- Wu (left) and Qu
- Location: 2700 Raymond Avenue, Los Angeles, California, United States
- Date: April 11, 2012 1:00 a.m. (PST)
- Attack type: Double murder, shooting, robbery
- Deaths: 2
- Perpetrators: Javier Bolden Bryan Barnes
- Convictions: First-degree murder under special circumstances (2 counts)

= Murders of Ming Qu and Ying Wu =

On April 11, 2012, in Los Angeles, California, US

On April 11, 2012, Chinese graduate students Ming Qu and Ying Wu were murdered by two men in Los Angeles, California. The pair had been sitting in a car parked 1 mi outside of the University of Southern California (USC) campus. The murders sparked safety concerns around the campus in South Los Angeles, an area notorious for its history of crime-ridden neighborhoods.

The two perpetrators, Javier Bolden and Bryan Barnes, aged 19 and 20 at the time of the shooting, were arrested in connection with the murders. In February 2014, Barnes was found guilty of murder and sentenced to life imprisonment without parole. In October of the same year, Bolden was also found guilty, and in November was sentenced to life imprisonment without parole.

== Background ==
Ming Qu (瞿铭) was from Jilin City. He had previously studied information engineering at Beijing University of Aeronautics and Astronautics. Shortly before his death, Qu had secured an internship in Beijing and was set to return to China on May 1.

Ying Wu (吴颖) was from Changde, Hunan. She had previously studied at the School of Electrical Engineering at Beijing Jiaotong University.

In 2010, Qu and Wu enrolled at USC School of Engineering to complete a master's degree in electrical engineering. Both lived off-campus with roommates as they were unable to afford USC dormitories. Qu and Wu were 23 years old at the time of their death.

==Details==
On the night of April 11, 2012, Qu and Wu stayed late at the University of Southern California, separately studying for projects at the library. At about 12:30 a.m., they left the university and entered Qu's car, a 2003 BMW, and drove towards Wu's apartment on the 2700 block of Raymond Avenue in the Adams-Normandie neighborhood, arriving there shortly before 1:00 a.m. Qu intended to drop Wu off and head for his own residence, but upon arrival, they ended up staying inside the car to continue a conversation on the parking lot.

At about 1:00 a.m., Bolden and Barnes approached the car, openly wielding firearms. Qu managed to get out of the car and run to a nearby home where he pounded on the door but was shot several times in the head. Wu was killed by a single shot to the chest while she was sitting in the front passenger's seat. At the time of the shooting, it was raining heavily, creating challenging conditions at the crime scene. Qu and Wu were both taken to California Hospital Medical Center in downtown Los Angeles, where they were both pronounced dead on arrival.

===Arrests===
Police traced Wu's cell phone taken by the perpetrators from the scene of the shooting. On May 18, 2012, tracking of the device led to the arrest of Bryan Barnes, 20 years old, who was living near USC's campus in the South Los Angeles area. A second suspect, 19-year-old Javier Bolden, a resident of Palmdale, was detained that day. They were both charged with two counts of murder.

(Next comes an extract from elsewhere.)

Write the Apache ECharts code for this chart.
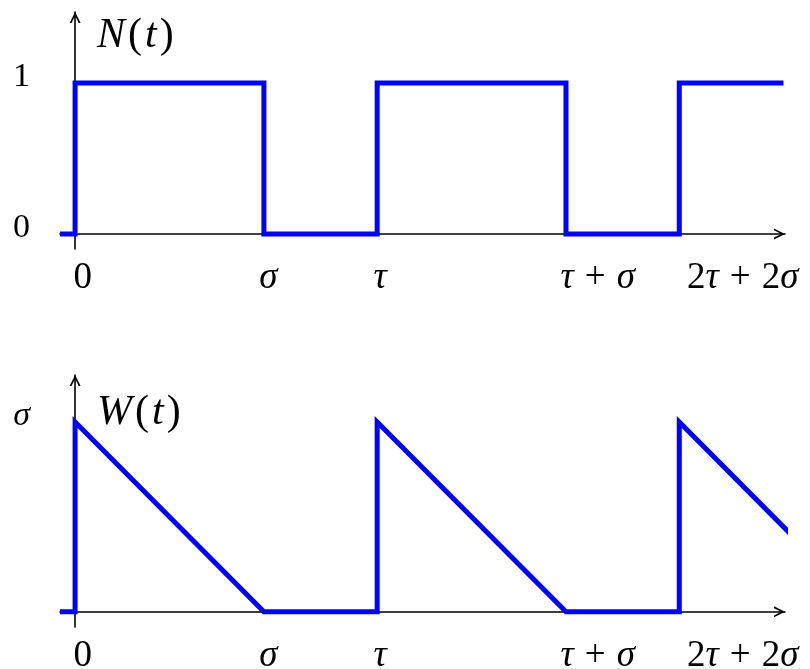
<!DOCTYPE html>
<html>
<head>
<meta charset="utf-8">
<script src="https://cdn.jsdelivr.net/npm/echarts@6/dist/echarts.min.js"></script>
<style>
  html, body { margin: 0; padding: 0; background: #fff; }
  #chart { width: 810px; height: 669px; }
</style>
</head>
<body>
<div id="chart"></div>
<script>
// Time scale: tau = 1, sigma = 0.625
const tN = [-0.05, 0, 0, 0.625, 0.625, 1, 1, 1.625, 1.625, 2, 2, 2.345];
const nValues = [0, 0, 1, 1, 0, 0, 1, 1, 0, 0, 1, 1];

const tW = [-0.05, 0, 0, 0.625, 1, 1, 1.625, 2, 2, 2.375];
const wValues = [0, 0, 0.625, 0, 0, 0.625, 0, 0, 0.625, 0.25];

// Tick labels on the time axis
const xLabelPos = [0.025, 0.64, 1.01, 1.73, 2.21];
const xLabelText = ['{u|0}', '{i|σ}', '{i|τ}', '{i|τ}{o|+}{i|σ}', '{u|2}{i|τ}{o|+}{u|2}{i|σ}'];

// Tick labels on the value axes
const nLabelPos = [0, 1];
const nLabelText = ['{u|0}', '{u|1}'];
const wLabelPos = [0.625];
const wLabelText = ['{i|σ}'];

const SERIF = '"Liberation Serif", "DejaVu Serif", serif';

function richSet(size, opPad) {
  const base = { fontFamily: SERIF, fontSize: size, color: '#000', fontWeight: 'normal' };
  return {
    i: Object.assign({}, base, { fontStyle: 'italic' }),
    u: Object.assign({}, base),
    o: Object.assign({}, base, { padding: [0, opPad || 0] }),
    p: Object.assign({}, base, { padding: [0, 3] })
  };
}

// Open arrowhead whose tip sits at the centre of its box
const ARROW = 'path://M5,0L5.01,0ZM5,10L10,20L8.3,20L5,13.4L1.7,20L0,20Z';

function labelFor(posArr, textArr) {
  return function (v) {
    for (let k = 0; k < posArr.length; k++) {
      if (Math.abs(posArr[k] - v) < 1e-6) return textArr[k];
    }
    return '';
  };
}

function xAxisCfg(gridIndex) {
  return {
    type: 'value', gridIndex: gridIndex, min: -0.05, max: 2.35,
    axisLine: {
      show: true, onZero: true,
      lineStyle: { color: '#000', width: 1.6 },
      symbol: ['none', ARROW], symbolSize: [11, 44]
    },
    axisTick: { show: false },
    splitLine: { show: false },
    axisLabel: {
      customValues: xLabelPos,
      formatter: labelFor(xLabelPos, xLabelText),
      margin: 11,
      rich: richSet(37, 11)
    }
  };
}

function yAxisCfg(gridIndex, min, max, pos, txt) {
  return {
    type: 'value', gridIndex: gridIndex, min: min, max: max,
    axisLine: {
      show: true, onZero: true,
      lineStyle: { color: '#000', width: 1.6 },
      symbol: ['none', ARROW], symbolSize: [11, 44]
    },
    axisTick: { show: false },
    splitLine: { show: false },
    axisLabel: {
      customValues: pos,
      formatter: labelFor(pos, txt),
      margin: 30,
      padding: [0, 0, 12, 0],
      rich: richSet(34)
    }
  };
}

const chart = echarts.init(document.getElementById('chart'), null, { renderer: 'canvas' });

chart.setOption({
  animation: false,
  backgroundColor: '#fff',
  title: [
    {
      text: '{i|N}{p|(}{i|t}{p|)}', left: 97, top: 15, padding: 0,
      textStyle: { fontWeight: 'normal', rich: richSet(42) }
    },
    {
      text: '{i|W}{p|(}{i|t}{p|)}', left: 97, top: 392, padding: 0,
      textStyle: { fontWeight: 'normal', rich: richSet(42) }
    }
  ],
  grid: [
    { left: 60, right: 25, top: 12, height: 237, outerBoundsMode: 'none' },
    { left: 60, right: 25, top: 375, height: 252, outerBoundsMode: 'none' }
  ],
  xAxis: [xAxisCfg(0), xAxisCfg(1)],
  yAxis: [
    yAxisCfg(0, -0.1, 1.47, nLabelPos, nLabelText),
    yAxisCfg(1, -0.05, 0.78, wLabelPos, wLabelText)
  ],
  series: [
    {
      name: 'N(t)', type: 'line', xAxisIndex: 0, yAxisIndex: 0,
      data: tN.map((t, k) => [t, nValues[k]]),
      showSymbol: false, clip: false,
      lineStyle: { color: '#0000ff', width: 5, join: 'miter', cap: 'butt' }
    },
    {
      name: 'W(t)', type: 'line', xAxisIndex: 1, yAxisIndex: 1,
      data: tW.map((t, k) => [t, wValues[k]]),
      showSymbol: false, clip: false,
      lineStyle: { color: '#0000ff', width: 5, join: 'miter', cap: 'butt' }
    }
  ]
});
</script>
</body>
</html>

Bolden and Barnes were also charged with attempted murder in an unrelated shooting in December 2011 at a party in South Los Angeles, which left a woman seriously wounded and a man paralyzed.

Officials also suspect Barnes of firing multiple rounds at a party on February 12, wounding a 20-year-old man. The two were eligible for the death penalty according to prosecutors.

==Aftermath==
===Legal proceedings===
Bryan Barnes pleaded guilty to two counts of murder on February 25, 2014, and was immediately sentenced to life in prison without possibility of parole. Barnes also admitted two so-called special circumstances that could have made him eligible for the death penalty. Co-defendant Javier Bolden was convicted in October 2014 and sentenced to life without parole.

===Response===
About one thousand people gathered at a memorial in mourning for the two victims at the Shrine Auditorium the following week of the shooting. Los Angeles Chinese Consul General Qiu Shaofang made the following statement: "The ministry of foreign affairs, ministry of education and the Consulate General of the People’s Republic of China in Los Angeles acted immediately after the tragedy happened and have committed [to] join efforts in tackling problems arising from the incident."

===Criticism===
The area surrounding University of Southern California's campus is an urban, low income community that has a historically high hate crime rate.

The parents of the two students filed a lawsuit against the school for misrepresenting security on campus. The lawsuit was dismissed by Los Angeles County Superior Court Judge Michael Johnson in February 2013. Johnson found no connection between the killings and the university's self-reported efforts to protect students, stating that "causation is an insurmountable issue for the plaintiffs."